Sobre “Ya nadie recuerda a Frédéric Chopin”
de Tito Cossa, dirigido por
Norberto Gonzalo en el Teatro La Máscara.
El teatro es peligroso.
Es casi imposible afirmar cuando una obra
de arte de la dramaturgia logra su versión ideal en alguna de sus puestas en
escena. En el caso de esta "Ya nadie recuerda a Frederic Chopin" de
Roberto Cossa, que dirige Norberto Gonzalo, es tentador afirmarlo, ¿y por qué
no? Vi otras puestas y todas fueron meritorias porque el texto es de una
grandeza tal que es muy difícil opacarlo. Sin embargo esta versión es la que se
podría calificar de definitiva, si no fuera porque seguramente se seguirán
haciendo otras.
¿Qué tiene esta versión que no dudamos en
calificar de perfecta? (Cuando escribo "no dudamos" no es una
construcción plural crítica; es lo que hablé con muchos espectadores al
finalizar la función.)
Tiene sin dudas una claridad, una lucidez
del director y los actores que apabulla. Desde la platea recibimos piña tras
piña sin parar: todas las emociones posibles con una intensidad que asimilamos
únicamente gracias a la sabia dosificación que desde el escenario nos deja
volver a respirar. La elección del elenco es superlativa, (todos y cada uno de
los actores) y entonces de la mano de su director se nota que empecinadamente
se han decidio a nockearnos, dejar que nos levantemos, contar hasta ocho y
volver a nockearnos. El grito intolerable, espeluznante de la hija al morir el
padre es una síntesis perfecta de que Gonzalo y los actores entendieron que al
drama que escribió Cossa hoy hay que hacerle mérito transformándolo en
tragedia.
Hay tentaciones siempre con los grandes
textos. Por ejemplo es tentador con este dejarse llevar, hacerse el vivo y
hacer de sus personajes seres monstruosos o miserables o deshumanizarlos
maquinalmente a fin de ilustrar su patetismo.
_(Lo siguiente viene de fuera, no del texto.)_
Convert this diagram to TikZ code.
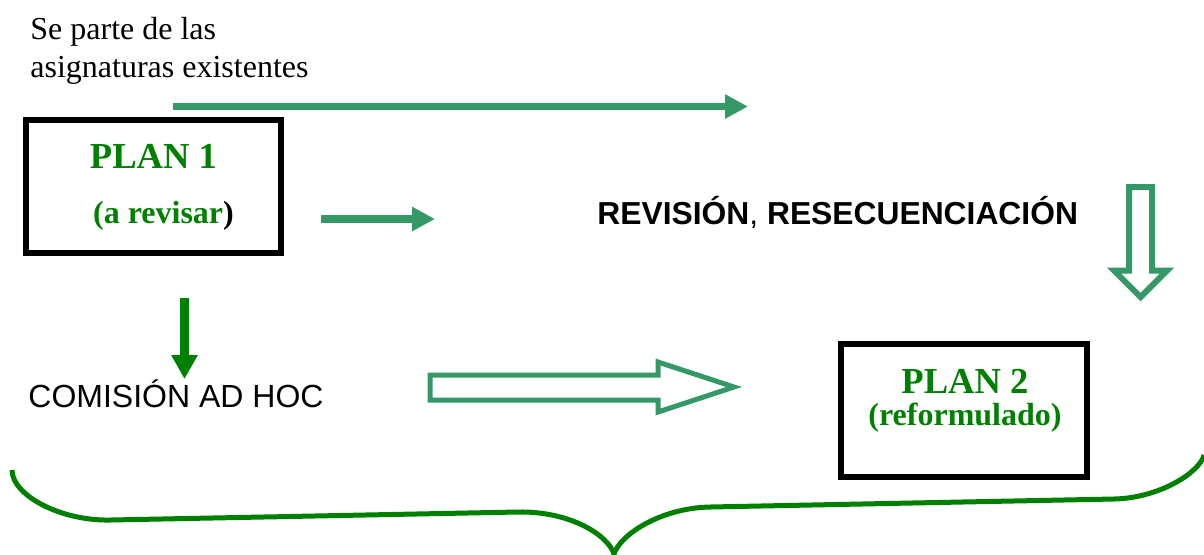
\documentclass[tikz,border=0pt]{standalone}
\usepackage{fontspec}
\setmainfont{Liberation Serif}
\setsansfont{Liberation Sans}
\usetikzlibrary{positioning, arrows.meta}
\definecolor{seagreen}{RGB}{52,153,102}
\definecolor{darkgreen}{RGB}{0,128,0}

\begin{document}
\begin{tikzpicture}[
            x = 0.5pt, y = -0.5pt,
            planbox/.style = {rectangle, draw, line width=3pt, minimum width=127.5pt, minimum height=66.5pt, inner sep=0pt},
            plantitle/.style = {font=\fontsize{18.3}{20}\selectfont\bfseries, text=darkgreen, inner sep=0pt, anchor=base},
            plansub/.style = {font=\fontsize{16}{19}\selectfont\bfseries, text=darkgreen, inner sep=0pt, anchor=base},
            plaintext/.style = {font=\fontsize{16}{19}\selectfont, inner sep=0pt},
            flow/.style = {seagreen, line width=3.5pt, -{Triangle[length=11.5pt, width=11.5pt]}},
            hollow/.style = {seagreen, line width=2.5pt, fill=white, line join=miter}
        ]
            \useasboundingbox (0,0) rectangle (1204,554);

            % Boxes
            \node[planbox] (P1) at (153.5,186.5) {};
            \node[planbox, minimum width=123pt] (P2) at (964,410.5) {};
            \node[plantitle] (P1t) at (153.5,168) {PLAN 1};
            \node[plansub] (P1s) at (163.5,223) {(a revisar\textcolor{black}{)}};
            \node[plantitle] (P2t) at (965,393) {PLAN 2};
            \node[plansub] (P2s) at (965,425) {(reformulado)};

            % Texts
            \node[plaintext, align=left, anchor=north west] (origen) at (30,17) {Se parte de las\\asignaturas existentes};
            \node[plaintext, font=\fontsize{15.9}{19}\selectfont\sffamily, anchor=base west] (revision) at (597,224) {\textbf{REVISIÓN}, \textbf{RESECUENCIACIÓN}};
            \node[plaintext, font=\fontsize{16}{19}\selectfont\sffamily, anchor=base west] (comision) at (28,407) {COMISIÓN AD HOC};

            % Arrow ends
            \coordinate (a1) at (173,106.5);
            \coordinate (a2) at (748,106.5);
            \coordinate (b1) at (321,219);
            \coordinate (b2) at (435,219);
            \coordinate (c1) at (184.5,298);
            \coordinate (c2) at (184.5,379);

            % Filled arrows
            \draw[flow] (a1) -- (a2);
            \draw[flow, line width=4pt] (b1) -- (b2);
            \draw[flow, darkgreen, line width=4.5pt, -{Triangle[length=12pt, width=12.5pt]}] (c1) -- (c2);

            % Hollow arrows
            \draw[hollow] (430,375) -- (658,375) -- (658,362) -- (734,387) -- (658,412) -- (658,400) -- (430,400) -- cycle;
            \draw[hollow, line width=3pt] (1129,187) -- (1152,187) -- (1152,270.5) -- (1167,270.5) -- (1140.5,297) -- (1114,270.5) -- (1129,270.5) -- cycle;

            % Brace
            \draw[darkgreen, line width=2.5pt] (12,470) .. controls (12,495) and (60,521) .. (110,520)
                -- (518,512) .. controls (570,511) and (608,535) .. (614,554)
                .. controls (620,535) and (660,508) .. (710,507)
                -- (1114,499) .. controls (1160,498) and (1200,472) .. (1204,455);

        \end{tikzpicture}
\end{document}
En esta puesta nada de eso pasa,
con una inteligencia que da miedo de tanta. La dirección y los actores no
ilustran, viven, están allí con absoluta verdad, y se hacen entrañables, los
amamos, sufrimos con ellos, hasta que de pronto advertimos que somos como
ellos, ciegos, gente que se cree culta, que se pretende más, que espera visitas
que los halaguen, que anhelan una posteridad que justifique su mediocridad, que
desdeña todo aquello que no sea parte de sus aspiraciones; gente que no ve lo
que pasa afuera, tan encerrados en sus mundos chiquitos soñando con hazañas que
jamás vivirán, con países que no conocerán, con culturas que no les son
propias, envidiando ya ni saben qué. La genialidad de esta puesta está allí: en
que amamos, adoramos a esos seres que van a perderlo todos en manos del
autoritarismo, ese que sabe esperar lo que haya que esperar para quedarse con
todo mientras les rogamos que sí, que por favor se queden con todo lo nuestro
con tal de hacerse cargo de lo que nosotros no pudimos, porque no supimos mirar
para afuera, donde de verdad pasaban las cosas un 17 de octubre o ahora en los
barrios carenciados. Estos personajes festejan un 17 de octubre que no es el
del pueblo. Lo que hace esta versión ideal al hacernos amarlos como nos amamos
a nosotros es hacerla absolutamente actual, ponerla en este tiempo subjetivo
-sin otro recurso que el talento- en el que muchos, muchísimos argentinos hoy,
de la misma clase media y cultural que en la obra, nos quedamos tan sin nada y
encima a veces tan a gusto. La puesta de Gonzalo nos propone lo que propone
Cossa, mirar qué sucede afuera, y para eso es imprescindible mirar para adentro
para intentar al menos poner el cuerpo para un último riesgo: hacer lo que haya
que hacer para que no se queden con toda nuestra casa y nuestro futuro. La
presencia en el público del cura Francisco Paco Olivera de Opción por los pobres
es el mejor homenaje que pueden recibir quienes hicieron exquisitamente esta
versión. Y también es un empujón más, como si Paco fuera un actor más, a tratar
de entender por qué se está jodiendo todo y cómo impedir que se termine de
joder del todo.
El teatro es peligroso, porque nos aviva.